Monday, August 14, 2006
Prisoner #16670
or St. Maximilian Kolbe as we know him, ascended to the Father on this day in 1941.
At the age of 12, St. Maximilian saw Blessed Mother holding two crowns, one red and one white. She told him that the white one was for purity and the red one was for martyrdom. He said that he would accept both.
The story goes that he and a group of other prisoners at Auschwitz were lined up one morning. A man from their block had recently escaped. There, the guards selected a ten of them to be put to death. One of the men begged to be spared for the sake of his wife and children. Maximilian Kolbe volunteered to take his place, claiming that he was nothing more than a Polish priest. Surprisingly, the guard granted Kolbe his wish, and the man was let go. The prisoners were then stripped and put into cells to starve. Maximilian Kolbe supported his fellow prisoners in their last days and prayed with them, despite the protests of the SS. He and three others managed to survive for two weeks before being put to death by lethal injection on the eve of the Asumption. The next day, he was cremated in the furnaces of the camp.
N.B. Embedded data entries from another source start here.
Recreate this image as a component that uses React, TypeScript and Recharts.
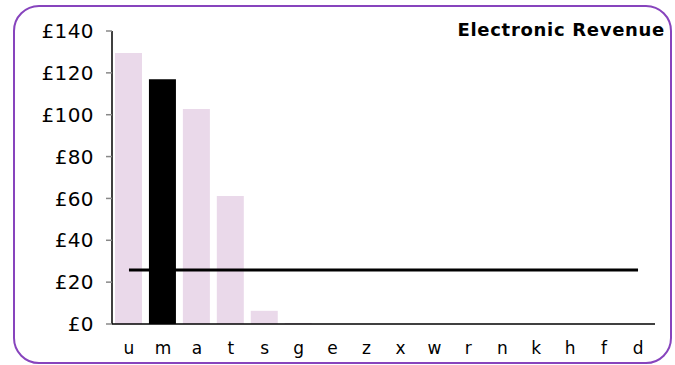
import { ComposedChart, Bar, Line, XAxis, YAxis, Cell } from "recharts";

const categories = ["u", "m", "a", "t", "s", "g", "e", "z", "x", "w", "r", "n", "k", "h", "f", "d"];
const revenue = [129.5, 117, 102.7, 61.2, 6.3, 0.5, 0, 0, 0, 0, 0, 0, 0, 0, 0, 0];
const average = [25.8, 25.8, 25.8, 25.8, 25.8, 25.8, 25.8, 25.8, 25.8, 25.8, 25.8, 25.8, 25.8, 25.8, 25.8, 25.8];
const highlighted = "m";
const yTicks = [0, 20, 40, 60, 80, 100, 120, 140];

const data = categories.map((name, i) => ({ name, revenue: revenue[i], average: average[i] }));

const font = "Verdana, 'DejaVu Sans', sans-serif";

const App = () => {
  return (
    <div style={{ position: "fixed", left: 0, top: 0, width: 675, height: 365, background: "#fff" }}>
      <div
        style={{
          position: "absolute",
          left: 13,
          top: 5,
          width: 659,
          height: 359,
          border: "2px solid #8744bd",
          borderRadius: 26,
          boxSizing: "border-box",
        }}
      />
      <div
        style={{
          position: "absolute",
          right: 10,
          top: 19,
          fontFamily: font,
          fontWeight: "bold",
          fontSize: 18,
          letterSpacing: 0.7,
          color: "#000",
        }}
      >
        Electronic Revenue
      </div>
      <div style={{ position: "absolute", left: 0, top: 0 }}>
        <ComposedChart width={675} height={365} data={data} margin={{ top: 31, right: 20, left: 0, bottom: 11 }}>
          <XAxis
            dataKey="name"
            axisLine={{ stroke: "#000", strokeWidth: 1.5 }}
            tickLine={false}
            tick={{ fontSize: 17, fill: "#000", fontFamily: font }}
            tickMargin={12}
            interval={0}
          />
          <YAxis
            width={112}
            domain={[0, 140]}
            ticks={yTicks}
            axisLine={{ stroke: "#000", strokeWidth: 1.5 }}
            tickLine={{ stroke: "#888", strokeWidth: 1.5 }}
            tickSize={6}
            tickMargin={12}
            tick={{ fontSize: 20, fill: "#000", fontFamily: font, letterSpacing: 0.4 }}
            tickFormatter={(v) => `£${v}`}
          />
          <Bar dataKey="revenue" barSize={27} isAnimationActive={false}>
            {data.map((d) => (
              <Cell key={d.name} fill={d.name === highlighted ? "#000" : "#ead9ea"} />
            ))}
          </Bar>
          <Line
            dataKey="average"
            stroke="#000"
            strokeWidth={3}
            dot={false}
            isAnimationActive={false}
          />
        </ComposedChart>
      </div>
    </div>
  );
};

export default App;
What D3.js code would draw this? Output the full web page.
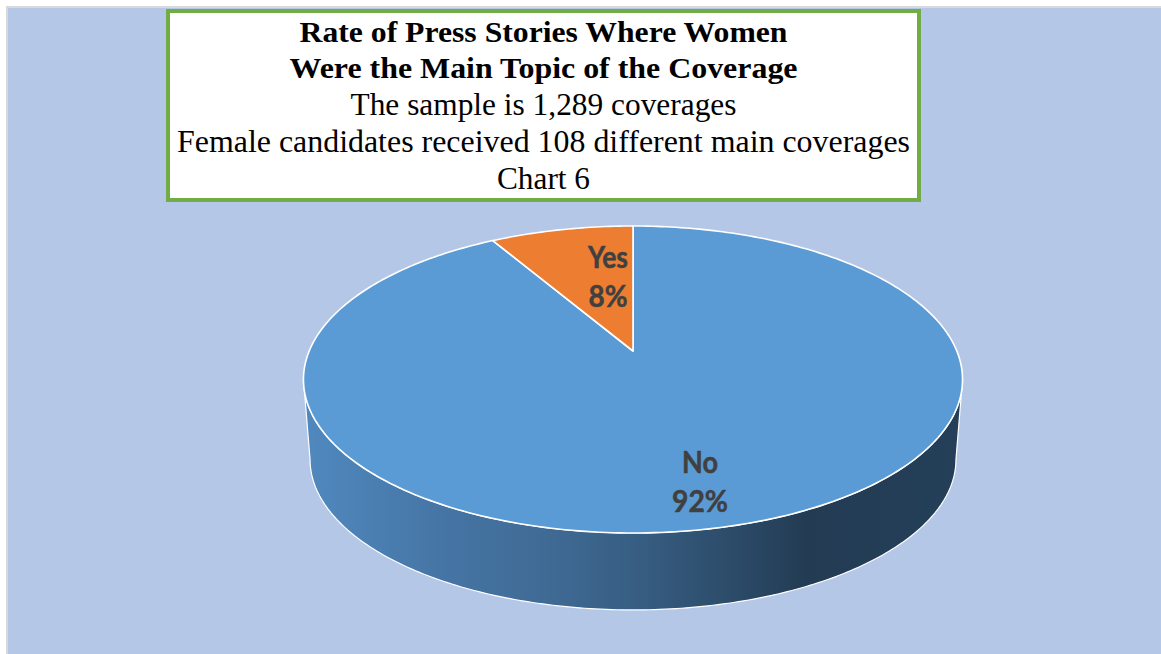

The man he saved managed to survive the Holocaust and lived to ripe old age of 95.
If you're interested in Maximilian Kolbe, EWTN is playing the one man show Maximilian: Saint of Auschwitz on Saturday at 8. I highly recommend it.
"This is my commandment, that you love one another, as I have loved you.
Greater love than this no man hath, that a man lay down his life for his friends."